Data for this exercise:
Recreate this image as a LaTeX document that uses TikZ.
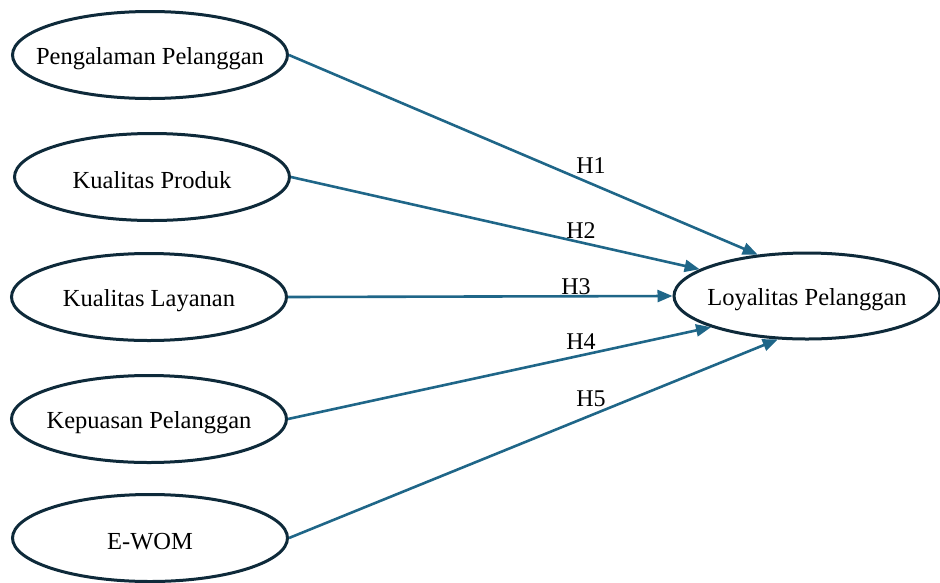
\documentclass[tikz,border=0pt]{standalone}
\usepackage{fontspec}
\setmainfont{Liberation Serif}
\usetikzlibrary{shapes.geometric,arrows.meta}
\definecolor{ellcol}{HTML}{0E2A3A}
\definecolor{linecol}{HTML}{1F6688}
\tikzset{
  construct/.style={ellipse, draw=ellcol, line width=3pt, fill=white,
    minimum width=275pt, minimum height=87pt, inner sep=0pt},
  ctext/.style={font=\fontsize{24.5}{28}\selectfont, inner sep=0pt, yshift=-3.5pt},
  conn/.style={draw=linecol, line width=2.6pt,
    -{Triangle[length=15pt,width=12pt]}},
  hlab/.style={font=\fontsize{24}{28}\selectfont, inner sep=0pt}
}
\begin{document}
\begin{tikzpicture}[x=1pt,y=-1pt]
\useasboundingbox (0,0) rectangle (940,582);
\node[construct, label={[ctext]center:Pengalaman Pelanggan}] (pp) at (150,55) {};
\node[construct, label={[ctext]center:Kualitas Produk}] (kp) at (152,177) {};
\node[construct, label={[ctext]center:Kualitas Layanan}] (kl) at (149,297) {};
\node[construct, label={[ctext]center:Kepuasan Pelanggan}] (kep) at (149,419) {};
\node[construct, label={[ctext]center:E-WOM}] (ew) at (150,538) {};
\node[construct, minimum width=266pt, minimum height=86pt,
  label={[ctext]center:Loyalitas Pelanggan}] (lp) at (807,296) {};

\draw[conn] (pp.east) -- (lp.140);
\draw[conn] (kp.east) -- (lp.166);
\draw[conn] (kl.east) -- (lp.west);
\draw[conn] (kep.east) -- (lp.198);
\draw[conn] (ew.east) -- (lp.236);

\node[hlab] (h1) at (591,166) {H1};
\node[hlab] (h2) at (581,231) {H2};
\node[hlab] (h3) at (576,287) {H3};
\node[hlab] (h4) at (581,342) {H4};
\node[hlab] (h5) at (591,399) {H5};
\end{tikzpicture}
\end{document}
* * *
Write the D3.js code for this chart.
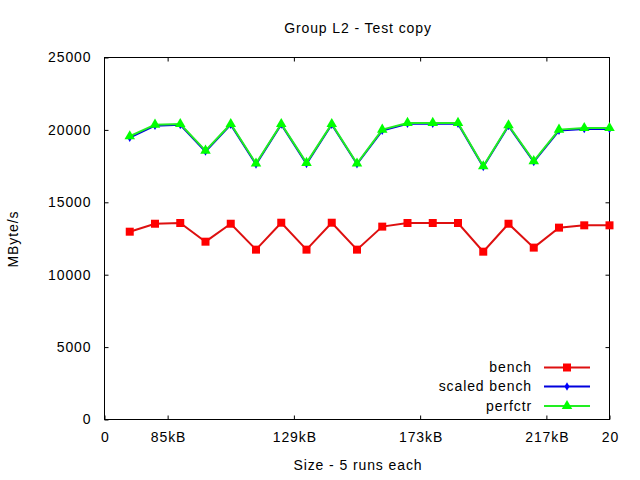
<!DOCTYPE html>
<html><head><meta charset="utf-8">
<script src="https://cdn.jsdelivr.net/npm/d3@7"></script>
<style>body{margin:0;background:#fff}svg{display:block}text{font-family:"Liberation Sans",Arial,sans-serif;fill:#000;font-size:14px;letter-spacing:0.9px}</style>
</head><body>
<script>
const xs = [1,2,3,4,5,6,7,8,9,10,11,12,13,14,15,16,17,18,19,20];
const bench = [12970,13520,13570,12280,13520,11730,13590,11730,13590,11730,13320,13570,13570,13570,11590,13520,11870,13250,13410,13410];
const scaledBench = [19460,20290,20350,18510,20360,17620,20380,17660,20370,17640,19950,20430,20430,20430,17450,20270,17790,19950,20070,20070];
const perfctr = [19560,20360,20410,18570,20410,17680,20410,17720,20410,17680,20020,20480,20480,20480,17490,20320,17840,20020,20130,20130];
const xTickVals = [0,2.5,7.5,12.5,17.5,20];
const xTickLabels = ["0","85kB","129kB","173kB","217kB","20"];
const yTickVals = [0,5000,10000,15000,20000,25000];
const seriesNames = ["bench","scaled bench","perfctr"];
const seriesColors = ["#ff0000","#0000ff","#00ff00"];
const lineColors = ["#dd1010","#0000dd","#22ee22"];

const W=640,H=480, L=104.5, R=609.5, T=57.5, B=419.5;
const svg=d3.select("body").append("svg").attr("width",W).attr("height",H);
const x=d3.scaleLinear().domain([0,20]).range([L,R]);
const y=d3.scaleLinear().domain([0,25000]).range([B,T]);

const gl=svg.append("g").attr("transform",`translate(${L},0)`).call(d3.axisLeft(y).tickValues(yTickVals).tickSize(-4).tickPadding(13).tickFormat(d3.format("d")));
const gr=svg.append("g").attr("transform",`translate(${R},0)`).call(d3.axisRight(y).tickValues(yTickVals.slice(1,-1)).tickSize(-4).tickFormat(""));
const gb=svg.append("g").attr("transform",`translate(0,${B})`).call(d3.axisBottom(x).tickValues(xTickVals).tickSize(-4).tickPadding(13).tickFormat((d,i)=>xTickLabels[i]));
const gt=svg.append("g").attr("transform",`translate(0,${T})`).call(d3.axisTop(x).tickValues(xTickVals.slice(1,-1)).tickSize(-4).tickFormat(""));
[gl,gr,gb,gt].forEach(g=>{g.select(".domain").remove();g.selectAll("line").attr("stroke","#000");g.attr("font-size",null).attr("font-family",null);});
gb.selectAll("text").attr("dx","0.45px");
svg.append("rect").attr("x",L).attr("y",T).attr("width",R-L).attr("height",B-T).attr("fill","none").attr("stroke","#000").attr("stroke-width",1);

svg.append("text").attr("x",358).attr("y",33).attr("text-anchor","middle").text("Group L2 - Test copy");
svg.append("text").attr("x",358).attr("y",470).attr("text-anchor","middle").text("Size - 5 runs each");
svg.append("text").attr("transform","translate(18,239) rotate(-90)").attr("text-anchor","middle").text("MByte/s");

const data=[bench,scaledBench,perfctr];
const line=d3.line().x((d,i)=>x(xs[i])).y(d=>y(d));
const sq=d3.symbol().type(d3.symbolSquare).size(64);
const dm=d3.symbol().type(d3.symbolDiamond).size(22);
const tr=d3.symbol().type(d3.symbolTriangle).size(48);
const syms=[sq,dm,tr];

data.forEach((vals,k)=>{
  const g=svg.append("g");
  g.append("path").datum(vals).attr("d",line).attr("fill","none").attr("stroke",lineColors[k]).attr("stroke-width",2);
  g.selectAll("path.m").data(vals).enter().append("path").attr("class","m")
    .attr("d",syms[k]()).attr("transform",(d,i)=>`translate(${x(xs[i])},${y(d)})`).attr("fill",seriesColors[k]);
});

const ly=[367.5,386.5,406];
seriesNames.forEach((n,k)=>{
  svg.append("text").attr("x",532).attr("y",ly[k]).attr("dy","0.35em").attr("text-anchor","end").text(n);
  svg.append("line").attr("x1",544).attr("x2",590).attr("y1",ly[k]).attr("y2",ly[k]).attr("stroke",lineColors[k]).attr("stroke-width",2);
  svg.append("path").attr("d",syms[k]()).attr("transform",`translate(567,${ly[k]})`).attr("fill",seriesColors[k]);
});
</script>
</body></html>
---
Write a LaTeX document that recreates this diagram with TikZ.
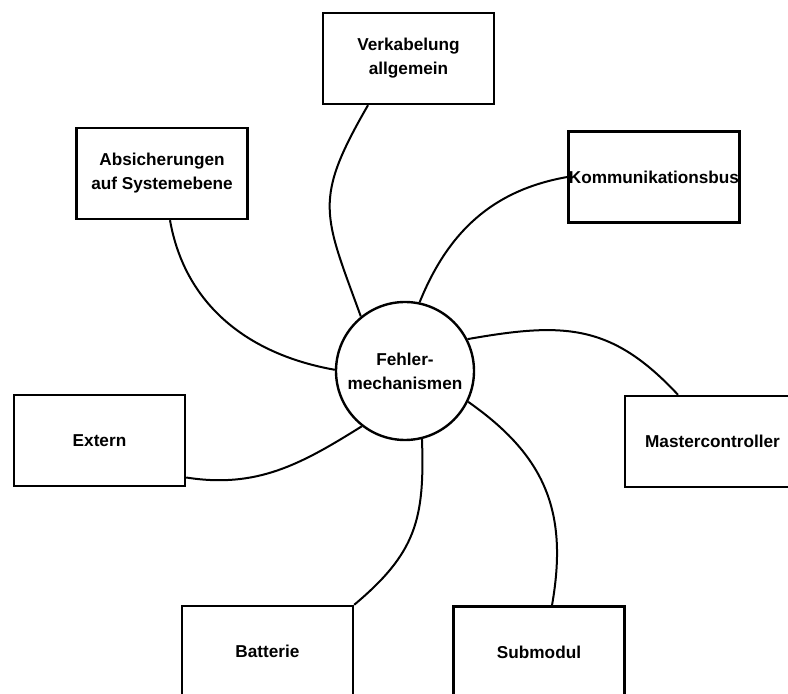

Required task: Show all lines from the records above where the word "that" occurs.

Task solution:
Recreate this image as a LaTeX document that uses TikZ.
Write a LaTeX document that recreates this diagram with TikZ.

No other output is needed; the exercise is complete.